Waiting for Paradise

Is not waiting to be rewarded in Heaven the same as waiting until tomorrow to make a change? Think about it. When one says to himself, “Perhaps this will be different tomorrow,” is not one really saying, “I hope that someone else makes this change for me,”? Of course. Does one then inappropriately use the notion of Heaven to keep one from making the necessary changes in one’s life in the hopes that they will “spontaneously change” tomorrow? Well, who is going to make these changes, if not the one who is hoping for the change? As Gandhi has said,

“We but mirror the world. All the tendencies present in the outer world are to be found in the world of our body. If we could change ourselves, the tendencies in the world would also change. As a man changes his own nature, so does the attitude of the world change towards him. This is the divine mystery supreme. A wonderful thing it is and the source of our happiness. We need not wait to see what others do.” (Mahatma Gandhi)

There is no shade without a tree, no smoke without fire, and no effect without action in this world. Therefore, in order to affect this world, one must be like a drop of water in a placid lake, or rather, one must do things in order to create ripples, like the sound of a gong which hangs in the air even after it has been struck. So, when the gong, or the mallet, disappears, what sound remains? None, of course, and such is the nature of waiting until an after-life, or heaven, for one’s reward, or for one’s world to be perfect. That simply is not how it works. Just as Homer shows that immortality of the body does not exist by showing both that those who have died remain the same in the underworld as they did in the upperworld (Orion hunts, Minos judges, Aias resents, Agamemnon blames, Achilleus is discontent), and by suggesting a distinction between being a shade and being an immortal through the figure of Herakles. The shade of a man, like the shade of a tree, exists through the action or position of the mortal man during his life. His shade, therefore, is not a “living version of him” in the underworld, but more an impression, without substance, created by his living actions, which no longer learns or grows or changes. For how could it? Once the impression is made in the wax, there it stays. And Herakles’ immortality is not his physical immortality, because of course he physically dies and is burned by Philoktetes. His immortality, or his heaven, exists precisely in the fact that his story continues to live on through others and teach them what he himself learned: the value of perseverance and overcoming obstacles in this world. This lesson is also taught by Odysseus, favorite of Hermes and Athene, as well.
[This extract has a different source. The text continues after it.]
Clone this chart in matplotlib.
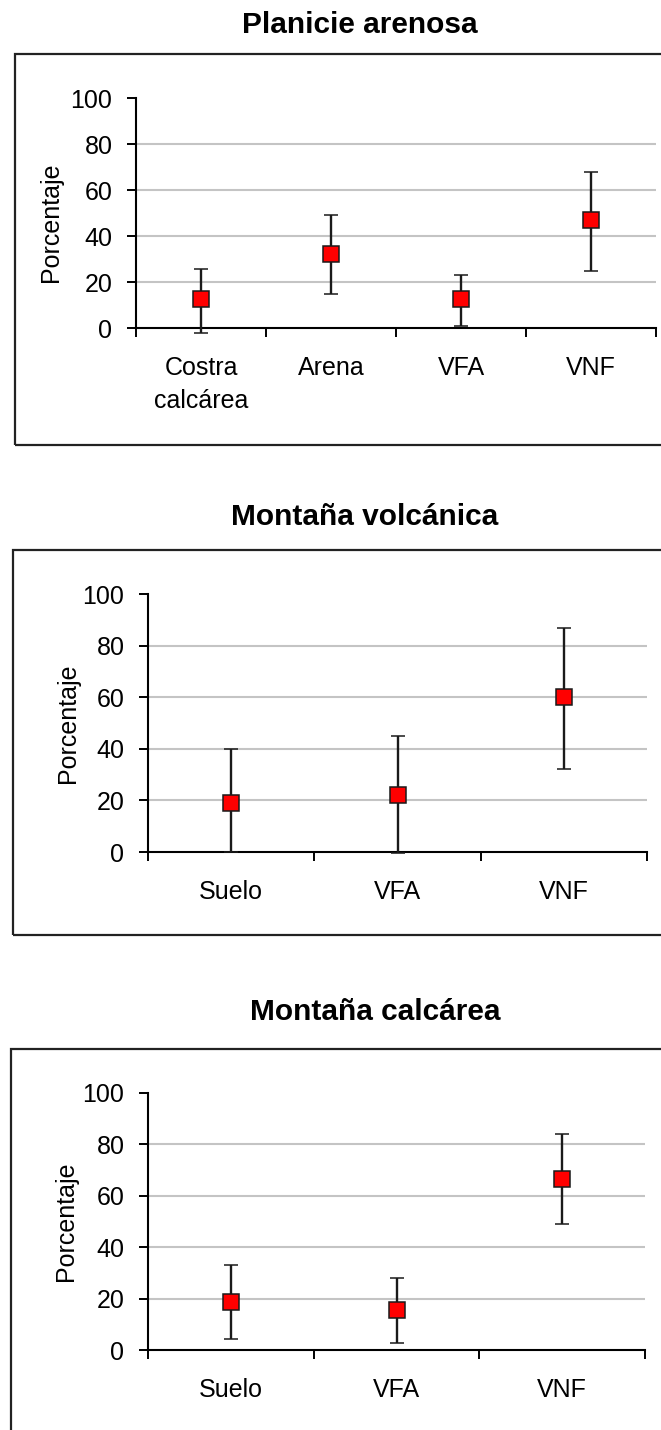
import matplotlib
matplotlib.use("Agg")
import matplotlib.pyplot as plt
import matplotlib.patches as patches
import numpy as np

plt.rcParams['font.family'] = ['Liberation Sans', 'DejaVu Sans']

# Planicie arenosa
cats_1 = ['Costra\ncalcárea', 'Arena', 'VFA', 'VNF']
mean_1 = [12.5, 32, 12.5, 47]
low_1 = [-2, 15, 1, 25]
high_1 = [25.5, 49, 23, 68]

# Montaña volcánica
cats_2 = ['Suelo', 'VFA', 'VNF']
mean_2 = [19, 22, 60]
low_2 = [0, -0.5, 32]
high_2 = [40, 45, 87]

# Montaña calcárea
cats_3 = ['Suelo', 'VFA', 'VNF']
mean_3 = [18.5, 15.5, 66.5]
low_3 = [4.3, 2.7, 49]
high_3 = [33, 28, 84]

titles = ['Planicie arenosa', 'Montaña volcánica', 'Montaña calcárea']
y_ticks = [0, 20, 40, 60, 80, 100]

W, H = 661, 1430


def fx(px):
    return px / W


def fy(py):
    return 1 - py / H


def draw_panel(fig, box, axpos, title_xy, cats, mean, low, high, ylab_xy):
    # frame around the panel
    bx0, by0, bx1, by1 = box
    fig.patches.append(patches.Rectangle((fx(bx0), fy(by1)), fx(bx1) - fx(bx0), fy(by0) - fy(by1),
                                         transform=fig.transFigure, fill=False,
                                         edgecolor='#222222', lw=1.6))
    fig.text(fx(title_xy[0]), fy(title_xy[1]), title_xy[2], ha='center', va='center',
             fontsize=21.5, fontweight='bold')

    l, r, top, bot = axpos
    ax = fig.add_axes([fx(l), fy(bot), fx(r) - fx(l), fy(top) - fy(bot)])
    n = len(cats)
    x = np.arange(n) + 0.5
    m = np.array(mean)
    err = [m - np.array(low), np.array(high) - m]
    ax.errorbar(x, m, yerr=err, fmt='s', color='#1a1a1a', ecolor='#1a1a1a', elinewidth=1.7,
                capsize=5, capthick=1.7, markersize=11.5, markerfacecolor='#ff0000',
                markeredgecolor='#1a1a1a', markeredgewidth=1.1, clip_on=False, zorder=3)

    ax.set_xlim(0, n)
    ax.set_ylim(0, 100)
    ax.set_yticks(y_ticks)
    for g in y_ticks[1:-1]:
        ax.axhline(g, color='#c4c4c4', lw=1.5, zorder=0)

    ax.set_xticks(np.arange(n + 1))
    ax.set_xticklabels([])
    ax.set_xticks(x, minor=True)
    ax.set_xticklabels(cats, minor=True, fontsize=18, linespacing=1.45)
    ax.tick_params(axis='x', which='minor', length=0, pad=20.5)
    ax.tick_params(axis='x', which='major', direction='out', length=6.5, width=1.4)
    ax.tick_params(axis='y', direction='out', length=6.5, width=1.4, labelsize=18, pad=10.5)

    for s in ['top', 'right']:
        ax.spines[s].set_visible(False)
    for s in ['left', 'bottom']:
        ax.spines[s].set_linewidth(1.5)
    ax.set_ylabel('Porcentaje', fontsize=18)
    ax.yaxis.set_label_coords(ylab_xy[0], ylab_xy[1])
    return ax


fig = plt.figure(figsize=(6.61, 14.3), dpi=100)

draw_panel(fig, (15, 54, 680, 445), (136, 656, 98, 328), (360, 25, titles[0]),
           cats_1, mean_1, low_1, high_1, (-0.14, 0.46))
draw_panel(fig, (13, 550, 680, 935), (148, 647, 594, 852), (365, 517, titles[1]),
           cats_2, mean_2, low_2, high_2, (-0.136, 0.5))
draw_panel(fig, (10.5, 1049, 680, 1450), (148, 645, 1093, 1350), (375, 1012, titles[2]),
           cats_3, mean_3, low_3, high_3, (-0.141, 0.5))

fig.savefig('out.png', dpi=100)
Image result for herakles and athena

Source: (Herakles receiving (wisdom) from Athene)

Is it then appropriate to wait for death or heaven or paradise to change one’s self today? Not at all. This situation is similar to the perception that “the grass is always greener on the other side.” Let us analyze this image: if one perceives the grass to be greener from one side of the fence, and then changes positions and the grass appears greener on the other side, then has the grass changed at all? No, of course not. One has simply shown that what one truly desires is “that which one does not have”. And like the concept of “tomorrow”, does “that which one does not have” ever come into one’s possession? Of course not, so to believe the grass is always greener, is always to deceive one’s self. Similarly, because whatever one’s conception of the after life is, it is perfect to one’s thinking, which means complete, and also non-existent in the traditional meaning of the word–for that which exists, as it is subject to time and space, must always change. That which is complete, whether it be heaven or hell or nothing, cannot change, for a change would suggest incompleteness. So, might not a more motivating and accurate vision of “the after-life” be considering existence as a spectrum, or circle, ranging from being to non-being? And if one extreme tends towards the opposite extreme, where then would being come from?

Well, simply put, “the source” of all being, by this reasoning, must be non-being, or space– the place in which all things are made and from which all things come. And to which all things return, the alpha and the omega–ever-appearing to change, but always remaining–the great final cause and source. Why else would Dante have to be “clear and ready to go up to the stars” (Purg. 33.145) if not to indicate that in order to receive from space or heaven, one must be like space or heaven, and empty one’s self in order to be clear and therefore to receive in order to create.


Image result for heavenly paradise art dante


“Kind prince, many people are pleased and satisfied with the various limited religious doctrines existing in the world today. They all hope to live in the Kingdom of Heaven someday and sit sublimely at the side of their personal deity, but by entertaining such hopes and beliefs they only foster concepts of self and others, longevity and brevity, life and death, and so on without end.”